### Records excerpted from a collection
============

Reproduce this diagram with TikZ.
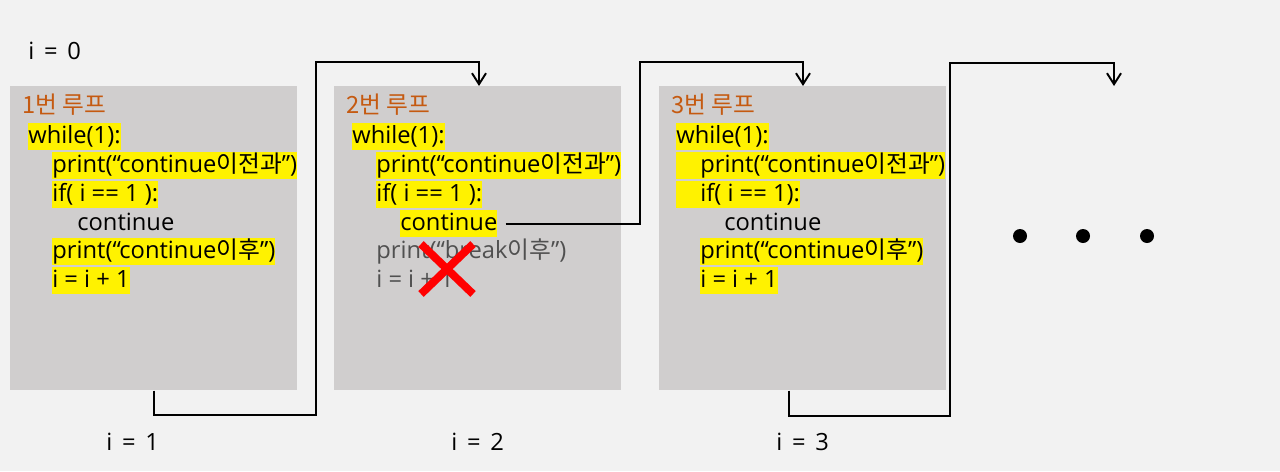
\documentclass[tikz,border=0pt]{standalone}
\usepackage{fontspec}
\setmainfont{Open Sans}
\newfontfamily\kr{Noto Sans CJK KR}
\usetikzlibrary{positioning,arrows.meta,calc}
\definecolor{canvas}{HTML}{F2F2F2}
\definecolor{panel}{HTML}{D0CECE}
\definecolor{title}{HTML}{C55A11}
\definecolor{dim}{HTML}{505050}

\begin{document}
\begin{tikzpicture}[x=0.02cm,y=-0.02cm,
  loopbox/.style={fill=panel,minimum width=5.74cm,minimum height=6.08cm,anchor=north west,inner sep=0pt},
  ttl/.style={font=\fontsize{13.5}{15}\selectfont,text=title,anchor=base west,inner sep=0pt},
  ln/.style={font=\fontsize{13.5}{15}\selectfont,anchor=base west,inner sep=0pt,text height=11.3pt,text depth=4pt},
  hl/.style={ln,fill=yellow},
  dimln/.style={ln,text=dim},
  lbl/.style={font=\fontsize{13.5}{15}\selectfont,anchor=base west,inner sep=0pt},
  flow/.style={line width=1.1pt,-{Straight Barb[length=2.2mm,width=2.8mm]}},
  cross/.style={red,line width=4.5pt},
  dot/.style={circle,fill=black,minimum size=0.28cm,inner sep=0pt}]
\fill[canvas] (0,0) rectangle (1280,471);
\useasboundingbox (0,0) rectangle (1280,471);
% loop panels
\foreach \x/\k in {10/1,334/2,659/3}{
  \node[loopbox] (b\k) at (\x,86) {};
  \node[ttl] (t\k) at (\x+12,113) {\kr \k 번 루프};}
% loop 1
\node[hl] (w1) at (28,143) {while(1):};
\node[hl] (p1) at (52,172) {print(“continue{\kr 이전과}”)};
\node[hl] (f1) at (52,201) {if( i == 1 ):};
\node[ln] (c1) at (77,230) {continue};
\node[hl] (q1) at (52,258) {print(“continue{\kr 이후}”)};
\node[hl] (i1) at (52,287) {i = i + 1};
% loop 2
\node[hl] (w2) at (352,143) {while(1):};
\node[hl] (p2) at (376,172) {print(“continue{\kr 이전과}”)};
\node[hl] (f2) at (376,201) {if( i == 1 ):};
\node[hl] (c2) at (400,230) {continue};
\node[dimln] (q2) at (376,258) {print(“break{\kr 이후}”)};
\node[dimln] (i2) at (376,287) {i = i + 1};
\draw[cross] (421,244) -- (473,294) (473,244) -- (421,294);
% loop 3
\node[hl] (w3) at (676,143) {while(1):};
\node[hl] (p3) at (676,172) {\hspace{0.48cm}print(“continue{\kr 이전과}”)};
\node[hl] (f3) at (676,201) {\hspace{0.48cm}if( i == 1):};
\node[ln] (c3) at (724,230) {continue};
\node[hl] (q3) at (700,258) {print(“continue{\kr 이후}”)};
\node[hl] (i3) at (700,287) {i = i + 1};
% counters
\node[lbl] (n0) at (28,59) {i\hspace{2pt} = \hspace{2pt}0};
\node[lbl] (n1) at (106,450) {i\hspace{2pt} = \hspace{2pt}1};
\node[lbl] (n2) at (451,450) {i\hspace{2pt} = \hspace{2pt}2};
\node[lbl] (n3) at (776,450) {i\hspace{2pt} = \hspace{2pt}3};
% jumps
\coordinate (d1) at (154,415); \coordinate (u1) at (316,62); \coordinate (e1) at (479,62);
\coordinate (u2) at (640,62); \coordinate (e2) at (803,62);
\coordinate (d3) at (789,416); \coordinate (u3) at (950,63); \coordinate (e3) at (1114,86);
\draw[flow] (b1.south -| d1) -- (d1) -| (u1) -| (b2.north -| e1);
\draw[flow] ([xshift=0.16cm]c2.east) -| (u2) -| (b3.north -| e2);
\draw[flow] (b3.south -| d3) -- (d3) -| (u3) -| (e3);
\foreach \x [count=\k] in {1020,1083,1147}
  \node[dot] (dot\k) at (\x,236) {};
\end{tikzpicture}
\end{document}
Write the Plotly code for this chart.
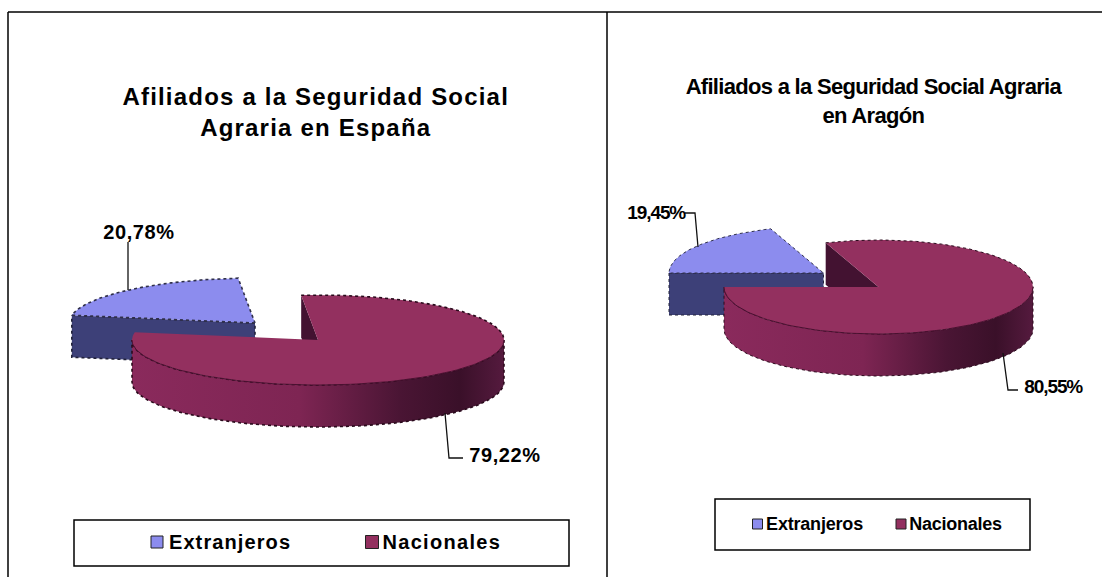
import math
import plotly.graph_objects as go

CATEGORIES = ["Extranjeros", "Nacionales"]
TITLE_ES = "Afiliados a la Seguridad Social<br>Agraria en España"
TITLE_AR = "Afiliados a la Seguridad Social Agraria<br>en Aragón"
VALUES_ES = [20.78, 79.22]
VALUES_AR = [19.45, 80.55]
LABELS_ES = ["20,78%", "79,22%"]
LABELS_AR = ["19,45%", "80,55%"]

BLUE_TOP, BLUE_WALL = "#8c8cee", "#3d4078"
RED_TOP, RED_INNER = "#93305f", "#431231"
RED_SCALE = [[0, "#8a2a5c"], [0.45, "#7e2553"], [0.72, "#4a1534"], [0.88, "#3a1029"], [1, "#551a3e"]]


def pt(c, rx, ry, a, dy=0):
    r = math.radians(a)
    return c[0] + rx * math.sin(r), c[1] - ry * math.cos(r) + dy


def arc(c, rx, ry, a0, a1, dy=0, n=90):
    return [pt(c, rx, ry, a0 + (a1 - a0) * i / n, dy) for i in range(n + 1)]


fig = go.Figure()


def poly(points, color=None, gradient=None, outline=None, width=1, name=""):
    pts = points + [points[0]]
    kw = dict(fillcolor=color) if gradient is None else dict(
        fillgradient=dict(type="horizontal", colorscale=gradient))
    fig.add_trace(go.Scatter(
        x=[p[0] for p in pts], y=[p[1] for p in pts], mode="lines", fill="toself",
        line=dict(color=outline or "rgba(0,0,0,0)", width=width, dash="dot"),
        hoverinfo="skip", showlegend=False, name=name, **kw))


def pie3d(values, first_angle, center, offset, rx, ry, depth, edge):
    total = sum(values)
    a0 = first_angle
    a1 = a0 + 360 * values[0] / total
    a2 = first_angle + 360
    ce = (center[0] + offset[0], center[1] + offset[1])
    e = pt(ce, rx, ry, a0)
    poly([e, ce, (ce[0], ce[1] + depth), (e[0], e[1] + depth)], BLUE_WALL,
         outline="#22223a", width=edge, name=CATEGORIES[0])
    poly([ce] + arc(ce, rx, ry, a0, a1), BLUE_TOP, outline="#30304a", width=edge, name=CATEGORIES[0])
    s = pt(center, rx, ry, a1 % 360)
    poly([s, center, (center[0], center[1] + depth), (s[0], s[1] + depth)], RED_INNER, name=CATEGORIES[1])
    top = arc(center, rx, ry, 90, 270)
    bottom = arc(center, rx, ry, 270, 90, depth)
    poly(top + bottom, gradient=RED_SCALE, outline="#2a0a1c", width=edge, name=CATEGORIES[1])
    poly([center] + arc(center, rx, ry, a1, a2, n=180), RED_TOP, name=CATEGORIES[1])
    fig.add_trace(go.Scatter(
        x=[p[0] for p in arc(center, rx, ry, 90, 270)],
        y=[p[1] for p in arc(center, rx, ry, 90, 270)], mode="lines",
        line=dict(color="#4a1030", width=1), hoverinfo="skip", showlegend=False))
    fig.add_trace(go.Scatter(
        x=[p[0] for p in arc(center, rx, ry, a1, 450)],
        y=[p[1] for p in arc(center, rx, ry, a1, 450)], mode="lines",
        line=dict(color="#2a0a1c", width=edge, dash="dot"), hoverinfo="skip", showlegend=False))


pie3d(VALUES_ES, 280, (318, 340), (-63, -17), 186, 45, 42, 1.6)
pie3d(VALUES_AR, 270, (878.5, 287), (-55, -14), 154.5, 47, 42, 1)

for xs, ys in [([128, 128], [242, 290]), ([445, 449, 463], [413, 458, 458]),
               ([685, 695, 698], [213, 213, 247]), ([1003, 1008, 1018], [353, 390, 390])]:
    fig.add_trace(go.Scatter(x=xs, y=ys, mode="lines", line=dict(color="#111", width=1.3),
                             hoverinfo="skip", showlegend=False))

for x, y, c, s in [(157, 542, BLUE_TOP, 12), (372, 542, RED_TOP, 13), (757.5, 524, BLUE_TOP, 10), (901, 524, RED_TOP, 10)]:
    fig.add_trace(go.Scatter(x=[x], y=[y], mode="markers", hoverinfo="skip", showlegend=False,
                             marker=dict(symbol="square", size=s, color=c, line=dict(color="#222", width=1))))

line = dict(color="#000", width=1.5)
shapes = [
    dict(type="line", x0=8, x1=607, y0=12, y1=12, line=line),
    dict(type="line", x0=8, x1=8, y0=12, y1=577, line=line),
    dict(type="line", x0=607, x1=1102, y0=12, y1=12, line=line),
    dict(type="line", x0=607, x1=607, y0=12, y1=577, line=line),
    dict(type="rect", x0=74, x1=569, y0=520, y1=566, line=line, fillcolor="rgba(255,255,255,0)"),
    dict(type="rect", x0=715, x1=1030, y0=499, y1=550, line=line, fillcolor="rgba(255,255,255,0)"),
]
for s in shapes:
    s.update(xref="x", yref="y")

F = "Liberation Sans, Arial, sans-serif"
spacing = []


def note(x, y, text, size, ls=0):
    spacing.append(ls)
    fig.add_annotation(x=x, y=y, xref="x", yref="y", text=f"<b>{text}</b>", showarrow=False,
                       xanchor="center", yanchor="middle", align="center",
                       font=dict(family=F, size=size, color="#000"))


note(315, 112, TITLE_ES, 24, 1.2)
note(873.5, 101, TITLE_AR, 22, -0.7)
note(139, 232, LABELS_ES[0], 20, 0.6)
note(505, 455, LABELS_ES[1], 20, 0.6)
note(656, 212, LABELS_AR[0], 19, -1.1)
note(1053, 386, LABELS_AR[1], 19, -1.1)
note(229.5, 542, CATEGORIES[0], 20, 1.1)
note(441.5, 542, CATEGORIES[1], 20, 1.3)
note(814.5, 524, CATEGORIES[0], 18, -0.2)
note(955, 524, CATEGORIES[1], 18, -0.25)

fig.update_layout(
    width=1102, height=577, autosize=False, margin=dict(l=0, r=0, t=0, b=0),
    paper_bgcolor="#fff", plot_bgcolor="#fff", shapes=shapes, showlegend=False,
    xaxis=dict(range=[0, 1102], visible=False, fixedrange=True),
    yaxis=dict(range=[577, 0], visible=False, fixedrange=True),
)
post = (
    "document.body.style.margin='0';"
    "var ls=" + str(spacing) + ";"
    "document.querySelectorAll('.annotation-text').forEach(function(t,i){"
    "t.style.letterSpacing=ls[i]+'px';});"
)
fig.write_html("out.html", config=dict(displayModeBar=False), post_script=post)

============

### TASK TO CARRY OUT
Exactly and only the lines from the line with "Write the Plotly code for this chart." to the line with "showlegend=False, name=name, **kw))", both ends included, should be echoed. Do not carry over the pictures.

### SOLUTION BELOW
Write the Plotly code for this chart.
import math
import plotly.graph_objects as go

CATEGORIES = ["Extranjeros", "Nacionales"]
TITLE_ES = "Afiliados a la Seguridad Social<br>Agraria en España"
TITLE_AR = "Afiliados a la Seguridad Social Agraria<br>en Aragón"
VALUES_ES = [20.78, 79.22]
VALUES_AR = [19.45, 80.55]
LABELS_ES = ["20,78%", "79,22%"]
LABELS_AR = ["19,45%", "80,55%"]

BLUE_TOP, BLUE_WALL = "#8c8cee", "#3d4078"
RED_TOP, RED_INNER = "#93305f", "#431231"
RED_SCALE = [[0, "#8a2a5c"], [0.45, "#7e2553"], [0.72, "#4a1534"], [0.88, "#3a1029"], [1, "#551a3e"]]


def pt(c, rx, ry, a, dy=0):
    r = math.radians(a)
    return c[0] + rx * math.sin(r), c[1] - ry * math.cos(r) + dy


def arc(c, rx, ry, a0, a1, dy=0, n=90):
    return [pt(c, rx, ry, a0 + (a1 - a0) * i / n, dy) for i in range(n + 1)]


fig = go.Figure()


def poly(points, color=None, gradient=None, outline=None, width=1, name=""):
    pts = points + [points[0]]
    kw = dict(fillcolor=color) if gradient is None else dict(
        fillgradient=dict(type="horizontal", colorscale=gradient))
    fig.add_trace(go.Scatter(
        x=[p[0] for p in pts], y=[p[1] for p in pts], mode="lines", fill="toself",
        line=dict(color=outline or "rgba(0,0,0,0)", width=width, dash="dot"),
        hoverinfo="skip", showlegend=False, name=name, **kw))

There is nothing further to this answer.